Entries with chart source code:
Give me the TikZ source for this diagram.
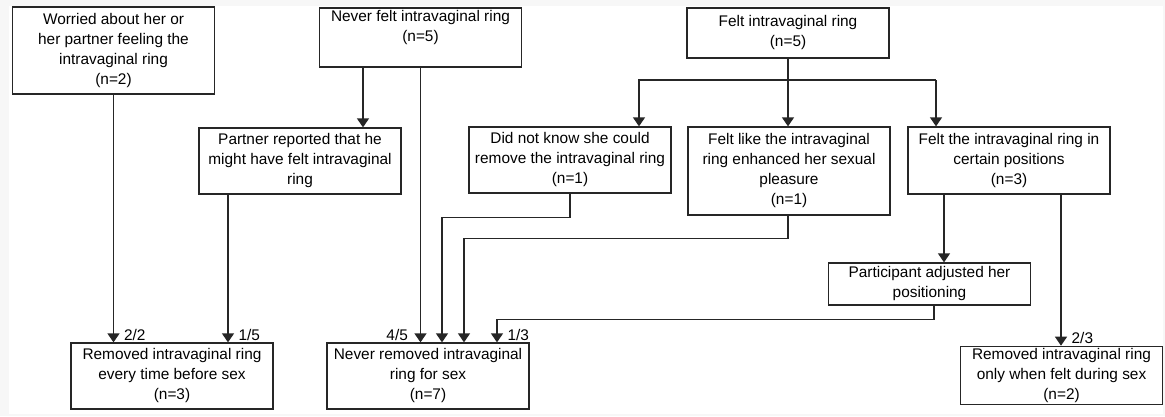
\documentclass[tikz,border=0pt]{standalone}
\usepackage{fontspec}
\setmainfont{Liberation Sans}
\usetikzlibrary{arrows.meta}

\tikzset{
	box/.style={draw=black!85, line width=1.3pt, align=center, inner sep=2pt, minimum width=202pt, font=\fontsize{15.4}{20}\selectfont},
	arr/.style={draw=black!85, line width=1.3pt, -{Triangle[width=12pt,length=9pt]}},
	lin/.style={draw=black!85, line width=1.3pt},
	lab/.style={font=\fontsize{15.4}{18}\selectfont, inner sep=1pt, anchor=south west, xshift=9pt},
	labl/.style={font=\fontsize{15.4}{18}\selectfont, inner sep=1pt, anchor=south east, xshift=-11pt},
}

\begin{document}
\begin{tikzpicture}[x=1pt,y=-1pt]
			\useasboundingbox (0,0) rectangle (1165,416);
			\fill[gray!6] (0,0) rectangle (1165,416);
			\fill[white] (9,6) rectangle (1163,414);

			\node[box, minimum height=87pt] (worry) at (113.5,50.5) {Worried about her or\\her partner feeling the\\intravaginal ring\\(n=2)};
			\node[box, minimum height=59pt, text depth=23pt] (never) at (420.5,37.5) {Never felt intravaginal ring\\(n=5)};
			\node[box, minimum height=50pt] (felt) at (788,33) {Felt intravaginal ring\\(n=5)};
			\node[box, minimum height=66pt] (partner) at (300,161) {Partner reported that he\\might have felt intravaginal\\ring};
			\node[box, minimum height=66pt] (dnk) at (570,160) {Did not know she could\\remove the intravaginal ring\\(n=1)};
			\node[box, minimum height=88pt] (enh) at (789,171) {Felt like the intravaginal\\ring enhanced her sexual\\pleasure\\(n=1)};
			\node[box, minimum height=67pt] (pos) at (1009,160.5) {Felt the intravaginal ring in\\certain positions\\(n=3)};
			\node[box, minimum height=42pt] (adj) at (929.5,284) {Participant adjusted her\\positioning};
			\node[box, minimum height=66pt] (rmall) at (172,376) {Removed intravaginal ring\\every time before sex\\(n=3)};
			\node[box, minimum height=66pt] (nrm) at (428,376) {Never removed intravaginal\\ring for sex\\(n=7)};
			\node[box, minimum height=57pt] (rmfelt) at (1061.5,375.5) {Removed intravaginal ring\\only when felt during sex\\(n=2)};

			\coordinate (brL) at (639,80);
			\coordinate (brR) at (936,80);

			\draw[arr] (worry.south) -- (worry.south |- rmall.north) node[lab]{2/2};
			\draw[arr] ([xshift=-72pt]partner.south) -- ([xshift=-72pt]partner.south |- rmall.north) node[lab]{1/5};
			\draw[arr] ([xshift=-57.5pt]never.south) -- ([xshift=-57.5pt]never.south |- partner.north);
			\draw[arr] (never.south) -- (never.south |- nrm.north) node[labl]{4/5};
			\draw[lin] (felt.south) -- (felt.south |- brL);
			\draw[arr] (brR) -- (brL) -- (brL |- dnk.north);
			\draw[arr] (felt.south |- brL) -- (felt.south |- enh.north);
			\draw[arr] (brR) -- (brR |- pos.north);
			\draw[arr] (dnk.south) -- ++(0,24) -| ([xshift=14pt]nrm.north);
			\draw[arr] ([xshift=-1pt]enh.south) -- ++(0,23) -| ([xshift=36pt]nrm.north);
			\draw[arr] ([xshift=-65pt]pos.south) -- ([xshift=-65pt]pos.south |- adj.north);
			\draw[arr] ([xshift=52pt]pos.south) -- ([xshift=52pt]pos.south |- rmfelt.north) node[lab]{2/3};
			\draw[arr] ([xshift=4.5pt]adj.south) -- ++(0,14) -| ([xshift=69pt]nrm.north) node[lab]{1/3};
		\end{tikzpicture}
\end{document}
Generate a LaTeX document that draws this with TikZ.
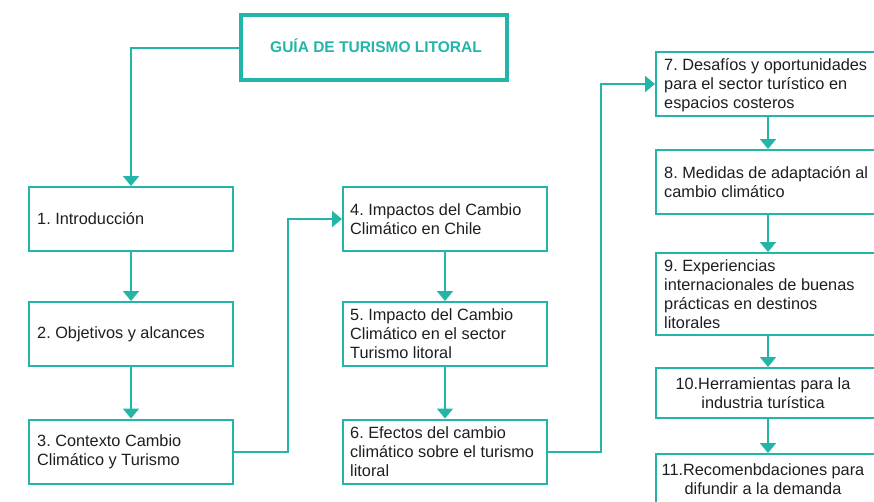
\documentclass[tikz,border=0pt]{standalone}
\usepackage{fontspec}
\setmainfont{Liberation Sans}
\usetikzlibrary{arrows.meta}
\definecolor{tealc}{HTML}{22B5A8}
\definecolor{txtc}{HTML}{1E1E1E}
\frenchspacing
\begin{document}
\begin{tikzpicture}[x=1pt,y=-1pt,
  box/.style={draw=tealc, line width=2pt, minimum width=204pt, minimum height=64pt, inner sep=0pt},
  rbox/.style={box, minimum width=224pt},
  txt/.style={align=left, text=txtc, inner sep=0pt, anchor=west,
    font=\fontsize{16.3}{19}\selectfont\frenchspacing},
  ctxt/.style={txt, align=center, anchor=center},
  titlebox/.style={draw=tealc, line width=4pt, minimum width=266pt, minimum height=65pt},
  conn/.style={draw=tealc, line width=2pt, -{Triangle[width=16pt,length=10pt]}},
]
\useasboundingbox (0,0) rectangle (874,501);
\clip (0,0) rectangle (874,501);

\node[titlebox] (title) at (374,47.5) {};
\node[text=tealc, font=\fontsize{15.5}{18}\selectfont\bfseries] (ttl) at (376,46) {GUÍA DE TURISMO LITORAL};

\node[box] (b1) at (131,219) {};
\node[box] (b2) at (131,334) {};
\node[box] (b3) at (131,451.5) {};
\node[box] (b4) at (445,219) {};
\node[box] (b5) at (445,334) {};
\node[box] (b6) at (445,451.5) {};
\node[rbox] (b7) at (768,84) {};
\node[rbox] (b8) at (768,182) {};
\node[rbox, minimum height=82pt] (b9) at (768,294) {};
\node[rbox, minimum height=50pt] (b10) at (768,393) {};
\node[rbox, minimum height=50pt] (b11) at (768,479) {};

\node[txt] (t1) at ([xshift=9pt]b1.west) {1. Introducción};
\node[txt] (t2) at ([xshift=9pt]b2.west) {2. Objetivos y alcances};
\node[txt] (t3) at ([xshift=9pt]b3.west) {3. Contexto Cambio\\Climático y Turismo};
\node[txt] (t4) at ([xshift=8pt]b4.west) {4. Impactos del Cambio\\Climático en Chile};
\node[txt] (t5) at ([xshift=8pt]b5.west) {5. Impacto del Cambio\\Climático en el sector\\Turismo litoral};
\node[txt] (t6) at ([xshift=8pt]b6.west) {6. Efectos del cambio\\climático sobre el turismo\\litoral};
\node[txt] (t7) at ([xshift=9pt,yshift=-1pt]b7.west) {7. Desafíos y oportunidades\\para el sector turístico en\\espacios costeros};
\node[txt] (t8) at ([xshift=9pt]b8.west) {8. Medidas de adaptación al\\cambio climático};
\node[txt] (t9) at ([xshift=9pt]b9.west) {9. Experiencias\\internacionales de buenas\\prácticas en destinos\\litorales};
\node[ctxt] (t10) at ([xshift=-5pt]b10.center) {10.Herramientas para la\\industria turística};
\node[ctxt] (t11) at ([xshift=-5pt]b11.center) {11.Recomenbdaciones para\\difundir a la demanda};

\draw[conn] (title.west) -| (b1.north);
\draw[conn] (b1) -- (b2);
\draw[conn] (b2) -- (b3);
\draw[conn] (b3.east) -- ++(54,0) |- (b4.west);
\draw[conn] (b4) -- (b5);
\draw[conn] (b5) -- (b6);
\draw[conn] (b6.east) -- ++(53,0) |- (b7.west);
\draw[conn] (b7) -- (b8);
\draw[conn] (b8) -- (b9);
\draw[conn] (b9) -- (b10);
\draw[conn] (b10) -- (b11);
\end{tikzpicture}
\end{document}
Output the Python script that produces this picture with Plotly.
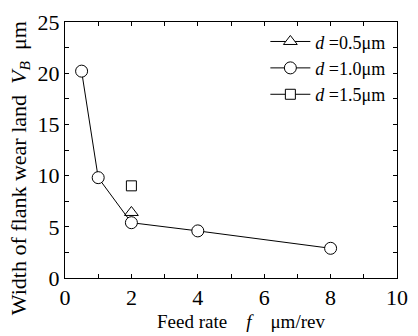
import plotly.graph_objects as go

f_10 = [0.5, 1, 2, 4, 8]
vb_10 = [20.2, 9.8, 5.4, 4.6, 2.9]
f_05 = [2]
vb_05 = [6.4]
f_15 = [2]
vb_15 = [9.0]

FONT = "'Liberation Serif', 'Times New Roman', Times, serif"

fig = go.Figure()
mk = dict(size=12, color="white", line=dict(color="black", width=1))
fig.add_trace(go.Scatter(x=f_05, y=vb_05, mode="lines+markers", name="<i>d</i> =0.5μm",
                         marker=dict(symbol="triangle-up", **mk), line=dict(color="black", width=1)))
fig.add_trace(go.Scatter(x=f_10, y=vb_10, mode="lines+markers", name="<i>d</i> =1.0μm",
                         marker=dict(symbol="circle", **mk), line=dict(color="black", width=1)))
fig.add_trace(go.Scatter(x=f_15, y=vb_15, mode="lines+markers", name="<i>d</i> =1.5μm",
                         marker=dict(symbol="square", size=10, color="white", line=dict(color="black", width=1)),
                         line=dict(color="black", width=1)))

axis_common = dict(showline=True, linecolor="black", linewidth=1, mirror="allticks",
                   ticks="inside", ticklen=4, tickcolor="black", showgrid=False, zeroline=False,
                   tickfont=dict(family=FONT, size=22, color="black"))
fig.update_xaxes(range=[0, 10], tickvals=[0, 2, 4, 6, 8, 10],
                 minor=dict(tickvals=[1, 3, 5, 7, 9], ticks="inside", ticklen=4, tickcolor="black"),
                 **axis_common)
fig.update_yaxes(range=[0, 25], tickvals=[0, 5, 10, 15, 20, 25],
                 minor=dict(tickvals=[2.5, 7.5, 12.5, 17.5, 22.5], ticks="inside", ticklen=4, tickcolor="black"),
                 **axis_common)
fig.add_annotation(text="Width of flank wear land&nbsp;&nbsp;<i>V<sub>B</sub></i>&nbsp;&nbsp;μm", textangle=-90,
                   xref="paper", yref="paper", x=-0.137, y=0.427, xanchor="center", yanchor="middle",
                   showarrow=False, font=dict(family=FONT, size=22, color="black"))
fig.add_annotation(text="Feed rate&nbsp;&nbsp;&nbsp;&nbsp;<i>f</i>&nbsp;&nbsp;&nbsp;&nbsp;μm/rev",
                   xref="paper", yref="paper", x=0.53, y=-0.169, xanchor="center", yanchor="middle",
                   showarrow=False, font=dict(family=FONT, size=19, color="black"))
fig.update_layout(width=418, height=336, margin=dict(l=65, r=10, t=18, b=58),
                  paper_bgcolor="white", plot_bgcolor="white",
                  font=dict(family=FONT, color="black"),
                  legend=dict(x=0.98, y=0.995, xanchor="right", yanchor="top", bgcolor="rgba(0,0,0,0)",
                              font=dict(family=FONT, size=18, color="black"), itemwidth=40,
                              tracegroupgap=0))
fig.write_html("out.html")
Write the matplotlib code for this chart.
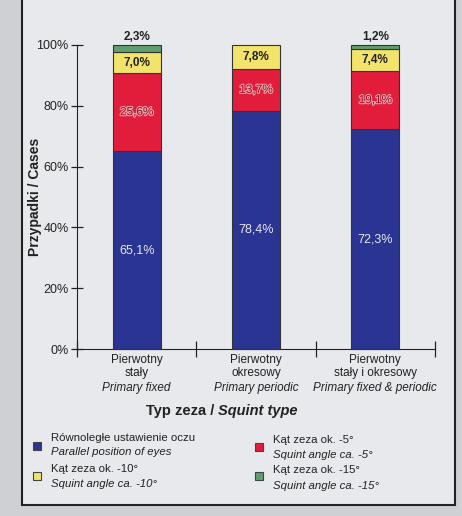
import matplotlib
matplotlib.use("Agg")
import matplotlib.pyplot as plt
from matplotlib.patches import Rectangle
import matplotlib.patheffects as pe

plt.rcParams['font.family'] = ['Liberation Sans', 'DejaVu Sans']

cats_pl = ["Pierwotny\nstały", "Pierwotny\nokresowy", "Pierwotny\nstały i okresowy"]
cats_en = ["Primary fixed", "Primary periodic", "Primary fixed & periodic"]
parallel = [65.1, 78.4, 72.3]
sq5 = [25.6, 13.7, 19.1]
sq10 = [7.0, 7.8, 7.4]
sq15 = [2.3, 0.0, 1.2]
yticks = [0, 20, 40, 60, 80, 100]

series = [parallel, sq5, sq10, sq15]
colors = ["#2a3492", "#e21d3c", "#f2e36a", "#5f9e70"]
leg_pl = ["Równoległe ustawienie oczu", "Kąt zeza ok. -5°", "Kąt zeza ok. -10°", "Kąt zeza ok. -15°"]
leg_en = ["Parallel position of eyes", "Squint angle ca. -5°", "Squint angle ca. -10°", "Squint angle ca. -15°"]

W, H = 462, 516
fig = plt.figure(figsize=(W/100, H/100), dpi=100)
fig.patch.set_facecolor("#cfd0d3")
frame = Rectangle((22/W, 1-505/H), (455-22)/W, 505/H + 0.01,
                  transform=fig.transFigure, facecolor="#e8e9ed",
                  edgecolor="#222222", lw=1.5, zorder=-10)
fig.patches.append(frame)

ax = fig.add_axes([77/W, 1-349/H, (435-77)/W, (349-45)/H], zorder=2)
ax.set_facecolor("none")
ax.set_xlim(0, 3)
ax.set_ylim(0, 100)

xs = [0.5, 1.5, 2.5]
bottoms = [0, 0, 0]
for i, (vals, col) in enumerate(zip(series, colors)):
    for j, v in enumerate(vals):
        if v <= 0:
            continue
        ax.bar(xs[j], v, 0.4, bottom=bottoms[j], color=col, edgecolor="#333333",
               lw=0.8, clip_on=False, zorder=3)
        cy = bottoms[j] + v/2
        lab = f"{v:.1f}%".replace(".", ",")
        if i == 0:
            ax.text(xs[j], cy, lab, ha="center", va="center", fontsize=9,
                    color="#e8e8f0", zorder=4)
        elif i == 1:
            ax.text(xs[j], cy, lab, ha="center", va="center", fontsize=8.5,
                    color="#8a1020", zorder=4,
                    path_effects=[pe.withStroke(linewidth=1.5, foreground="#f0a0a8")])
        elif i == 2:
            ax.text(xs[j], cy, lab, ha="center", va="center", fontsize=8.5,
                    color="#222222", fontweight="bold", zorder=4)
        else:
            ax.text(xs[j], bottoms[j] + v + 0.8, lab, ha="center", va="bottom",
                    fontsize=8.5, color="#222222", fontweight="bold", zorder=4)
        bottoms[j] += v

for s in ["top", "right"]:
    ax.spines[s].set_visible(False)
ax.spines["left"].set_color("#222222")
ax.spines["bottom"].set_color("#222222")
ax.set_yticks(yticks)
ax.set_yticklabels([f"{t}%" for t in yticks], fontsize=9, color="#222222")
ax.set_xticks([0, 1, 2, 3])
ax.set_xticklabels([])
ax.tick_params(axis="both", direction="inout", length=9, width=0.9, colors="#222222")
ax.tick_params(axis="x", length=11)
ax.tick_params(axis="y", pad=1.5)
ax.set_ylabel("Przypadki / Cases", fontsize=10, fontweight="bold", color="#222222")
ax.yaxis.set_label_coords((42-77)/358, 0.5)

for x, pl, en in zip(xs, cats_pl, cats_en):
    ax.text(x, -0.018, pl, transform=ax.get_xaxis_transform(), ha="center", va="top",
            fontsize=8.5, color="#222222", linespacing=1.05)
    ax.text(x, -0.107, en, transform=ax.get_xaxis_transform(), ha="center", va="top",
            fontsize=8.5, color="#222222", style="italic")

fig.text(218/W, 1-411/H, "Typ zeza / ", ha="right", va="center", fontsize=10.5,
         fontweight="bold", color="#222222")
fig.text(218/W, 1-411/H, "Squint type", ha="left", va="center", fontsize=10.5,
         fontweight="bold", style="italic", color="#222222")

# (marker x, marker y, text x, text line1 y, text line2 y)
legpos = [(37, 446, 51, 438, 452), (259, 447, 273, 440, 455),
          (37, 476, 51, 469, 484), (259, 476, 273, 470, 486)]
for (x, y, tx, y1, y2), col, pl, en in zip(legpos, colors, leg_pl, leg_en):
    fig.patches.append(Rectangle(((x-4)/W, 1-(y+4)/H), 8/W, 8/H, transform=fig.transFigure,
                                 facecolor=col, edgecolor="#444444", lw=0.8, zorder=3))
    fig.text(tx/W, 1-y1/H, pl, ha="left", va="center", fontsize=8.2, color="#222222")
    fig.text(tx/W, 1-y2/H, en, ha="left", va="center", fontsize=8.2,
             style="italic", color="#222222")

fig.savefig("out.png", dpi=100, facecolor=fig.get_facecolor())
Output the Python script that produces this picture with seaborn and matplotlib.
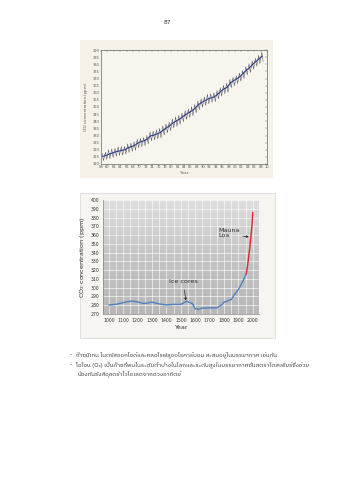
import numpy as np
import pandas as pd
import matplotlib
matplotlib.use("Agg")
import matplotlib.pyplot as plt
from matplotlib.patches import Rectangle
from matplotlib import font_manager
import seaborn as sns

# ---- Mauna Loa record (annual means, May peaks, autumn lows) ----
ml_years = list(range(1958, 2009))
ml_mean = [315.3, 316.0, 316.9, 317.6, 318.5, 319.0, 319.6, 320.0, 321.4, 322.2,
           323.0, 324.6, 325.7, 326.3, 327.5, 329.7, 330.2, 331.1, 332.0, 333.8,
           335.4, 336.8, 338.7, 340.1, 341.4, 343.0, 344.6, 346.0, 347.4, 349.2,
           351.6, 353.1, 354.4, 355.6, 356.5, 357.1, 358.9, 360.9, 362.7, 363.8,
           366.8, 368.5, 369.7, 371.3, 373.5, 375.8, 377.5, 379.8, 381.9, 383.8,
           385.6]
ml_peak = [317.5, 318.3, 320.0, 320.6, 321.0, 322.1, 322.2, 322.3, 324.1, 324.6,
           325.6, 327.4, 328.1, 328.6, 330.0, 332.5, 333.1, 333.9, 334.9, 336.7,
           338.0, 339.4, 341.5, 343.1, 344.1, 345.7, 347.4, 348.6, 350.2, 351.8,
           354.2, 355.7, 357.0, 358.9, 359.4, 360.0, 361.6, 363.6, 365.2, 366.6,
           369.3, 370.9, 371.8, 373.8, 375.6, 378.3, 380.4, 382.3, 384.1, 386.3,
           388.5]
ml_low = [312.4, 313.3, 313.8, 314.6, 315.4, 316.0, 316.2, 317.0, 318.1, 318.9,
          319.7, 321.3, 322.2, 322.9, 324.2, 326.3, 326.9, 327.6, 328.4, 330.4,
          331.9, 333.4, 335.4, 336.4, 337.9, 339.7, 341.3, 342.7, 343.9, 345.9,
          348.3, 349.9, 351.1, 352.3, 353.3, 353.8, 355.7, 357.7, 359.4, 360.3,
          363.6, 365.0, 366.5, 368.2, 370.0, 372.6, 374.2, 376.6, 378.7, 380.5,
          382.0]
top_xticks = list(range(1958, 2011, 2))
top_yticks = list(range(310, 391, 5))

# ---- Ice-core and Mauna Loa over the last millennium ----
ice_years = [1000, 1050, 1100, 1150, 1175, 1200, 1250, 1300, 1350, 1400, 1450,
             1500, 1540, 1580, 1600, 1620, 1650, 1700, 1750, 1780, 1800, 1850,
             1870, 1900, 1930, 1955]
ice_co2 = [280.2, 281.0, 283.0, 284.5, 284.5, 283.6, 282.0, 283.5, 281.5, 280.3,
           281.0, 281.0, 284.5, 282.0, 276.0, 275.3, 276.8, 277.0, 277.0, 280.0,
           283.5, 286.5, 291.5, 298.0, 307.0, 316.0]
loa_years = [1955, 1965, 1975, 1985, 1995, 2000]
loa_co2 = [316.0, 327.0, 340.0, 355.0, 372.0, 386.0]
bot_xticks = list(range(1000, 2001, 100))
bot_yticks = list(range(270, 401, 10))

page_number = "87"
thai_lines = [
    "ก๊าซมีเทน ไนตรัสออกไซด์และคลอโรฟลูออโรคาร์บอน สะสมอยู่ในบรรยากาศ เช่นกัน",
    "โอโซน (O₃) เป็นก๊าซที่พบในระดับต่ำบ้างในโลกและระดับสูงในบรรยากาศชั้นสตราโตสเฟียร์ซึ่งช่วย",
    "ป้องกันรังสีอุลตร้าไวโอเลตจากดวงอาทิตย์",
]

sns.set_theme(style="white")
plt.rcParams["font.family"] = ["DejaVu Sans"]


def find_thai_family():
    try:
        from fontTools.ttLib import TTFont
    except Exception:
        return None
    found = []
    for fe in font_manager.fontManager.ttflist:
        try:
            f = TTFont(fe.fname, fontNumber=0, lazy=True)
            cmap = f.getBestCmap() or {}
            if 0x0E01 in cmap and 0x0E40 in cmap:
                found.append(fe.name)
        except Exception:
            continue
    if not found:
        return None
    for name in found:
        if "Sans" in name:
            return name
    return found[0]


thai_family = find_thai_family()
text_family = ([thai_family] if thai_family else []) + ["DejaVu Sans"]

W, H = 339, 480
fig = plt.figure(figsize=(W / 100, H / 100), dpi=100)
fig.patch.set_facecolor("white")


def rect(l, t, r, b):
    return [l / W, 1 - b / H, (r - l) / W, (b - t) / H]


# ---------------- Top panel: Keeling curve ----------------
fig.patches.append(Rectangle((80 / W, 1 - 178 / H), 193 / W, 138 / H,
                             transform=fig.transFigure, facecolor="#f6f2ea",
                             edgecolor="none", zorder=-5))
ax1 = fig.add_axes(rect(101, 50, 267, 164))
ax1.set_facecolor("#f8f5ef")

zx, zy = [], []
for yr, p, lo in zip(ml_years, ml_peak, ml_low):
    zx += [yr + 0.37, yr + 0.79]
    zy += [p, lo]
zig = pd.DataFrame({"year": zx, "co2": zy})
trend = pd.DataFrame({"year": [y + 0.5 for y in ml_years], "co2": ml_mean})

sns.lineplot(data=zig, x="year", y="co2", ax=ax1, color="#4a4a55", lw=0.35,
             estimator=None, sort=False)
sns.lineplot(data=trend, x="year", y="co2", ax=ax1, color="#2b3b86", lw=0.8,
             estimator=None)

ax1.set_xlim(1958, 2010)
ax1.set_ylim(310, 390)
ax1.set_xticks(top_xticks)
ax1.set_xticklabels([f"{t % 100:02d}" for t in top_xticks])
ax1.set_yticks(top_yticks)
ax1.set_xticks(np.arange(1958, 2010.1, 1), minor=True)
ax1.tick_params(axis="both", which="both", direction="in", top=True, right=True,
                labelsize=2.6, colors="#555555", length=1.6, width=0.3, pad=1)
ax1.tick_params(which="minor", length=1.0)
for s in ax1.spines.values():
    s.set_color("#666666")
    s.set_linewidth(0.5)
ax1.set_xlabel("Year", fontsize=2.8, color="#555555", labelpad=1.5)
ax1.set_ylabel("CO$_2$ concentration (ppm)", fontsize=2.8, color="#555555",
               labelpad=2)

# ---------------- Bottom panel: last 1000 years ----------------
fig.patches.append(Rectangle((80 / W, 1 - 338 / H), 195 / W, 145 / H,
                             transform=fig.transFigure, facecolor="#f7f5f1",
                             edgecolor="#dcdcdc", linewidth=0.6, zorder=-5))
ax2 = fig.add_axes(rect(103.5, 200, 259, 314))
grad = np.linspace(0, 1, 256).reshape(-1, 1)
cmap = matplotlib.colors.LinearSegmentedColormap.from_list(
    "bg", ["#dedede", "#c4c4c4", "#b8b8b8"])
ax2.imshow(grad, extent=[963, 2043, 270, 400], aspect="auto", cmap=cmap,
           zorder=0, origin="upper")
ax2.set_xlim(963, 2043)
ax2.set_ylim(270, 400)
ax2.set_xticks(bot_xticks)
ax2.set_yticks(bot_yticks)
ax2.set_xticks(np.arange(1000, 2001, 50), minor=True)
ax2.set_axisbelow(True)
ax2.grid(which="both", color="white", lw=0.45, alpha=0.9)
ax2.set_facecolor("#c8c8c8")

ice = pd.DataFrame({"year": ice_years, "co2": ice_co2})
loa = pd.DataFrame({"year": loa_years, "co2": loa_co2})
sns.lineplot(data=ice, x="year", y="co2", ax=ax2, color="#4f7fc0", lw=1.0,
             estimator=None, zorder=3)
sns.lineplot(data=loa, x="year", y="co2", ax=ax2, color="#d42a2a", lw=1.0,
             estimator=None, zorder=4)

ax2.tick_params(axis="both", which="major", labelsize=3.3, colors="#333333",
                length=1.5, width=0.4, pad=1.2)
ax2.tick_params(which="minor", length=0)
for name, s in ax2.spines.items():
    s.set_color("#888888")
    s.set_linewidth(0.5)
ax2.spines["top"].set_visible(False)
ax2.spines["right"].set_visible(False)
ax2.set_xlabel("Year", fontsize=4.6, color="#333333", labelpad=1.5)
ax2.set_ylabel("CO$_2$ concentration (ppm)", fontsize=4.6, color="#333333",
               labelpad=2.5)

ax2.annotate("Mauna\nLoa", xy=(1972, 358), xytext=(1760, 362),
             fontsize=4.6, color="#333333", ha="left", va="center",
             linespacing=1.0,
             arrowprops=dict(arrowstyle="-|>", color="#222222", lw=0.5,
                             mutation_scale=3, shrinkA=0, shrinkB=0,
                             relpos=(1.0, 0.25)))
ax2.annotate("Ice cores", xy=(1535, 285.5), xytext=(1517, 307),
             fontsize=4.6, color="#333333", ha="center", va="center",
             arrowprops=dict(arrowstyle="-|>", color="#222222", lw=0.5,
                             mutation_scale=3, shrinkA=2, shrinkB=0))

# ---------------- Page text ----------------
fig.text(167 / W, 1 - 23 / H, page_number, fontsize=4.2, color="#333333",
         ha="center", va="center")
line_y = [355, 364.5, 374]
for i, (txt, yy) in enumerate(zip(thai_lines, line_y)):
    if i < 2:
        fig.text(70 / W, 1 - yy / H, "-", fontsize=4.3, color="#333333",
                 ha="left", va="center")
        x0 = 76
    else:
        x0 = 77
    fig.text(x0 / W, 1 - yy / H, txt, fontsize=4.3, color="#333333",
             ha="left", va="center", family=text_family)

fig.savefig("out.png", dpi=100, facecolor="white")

• Task brief:
Start at the first line of the records and write out everything up to and including the line containing "(9,6) rectangle (1163,414);". No pictures.

• Written solution:
Give me the TikZ source for this diagram.
\documentclass[tikz,border=0pt]{standalone}
\usepackage{fontspec}
\setmainfont{Liberation Sans}
\usetikzlibrary{arrows.meta}

\tikzset{
	box/.style={draw=black!85, line width=1.3pt, align=center, inner sep=2pt, minimum width=202pt, font=\fontsize{15.4}{20}\selectfont},
	arr/.style={draw=black!85, line width=1.3pt, -{Triangle[width=12pt,length=9pt]}},
	lin/.style={draw=black!85, line width=1.3pt},
	lab/.style={font=\fontsize{15.4}{18}\selectfont, inner sep=1pt, anchor=south west, xshift=9pt},
	labl/.style={font=\fontsize{15.4}{18}\selectfont, inner sep=1pt, anchor=south east, xshift=-11pt},
}

\begin{document}
\begin{tikzpicture}[x=1pt,y=-1pt]
			\useasboundingbox (0,0) rectangle (1165,416);
			\fill[gray!6] (0,0) rectangle (1165,416);
			\fill[white] (9,6) rectangle (1163,414);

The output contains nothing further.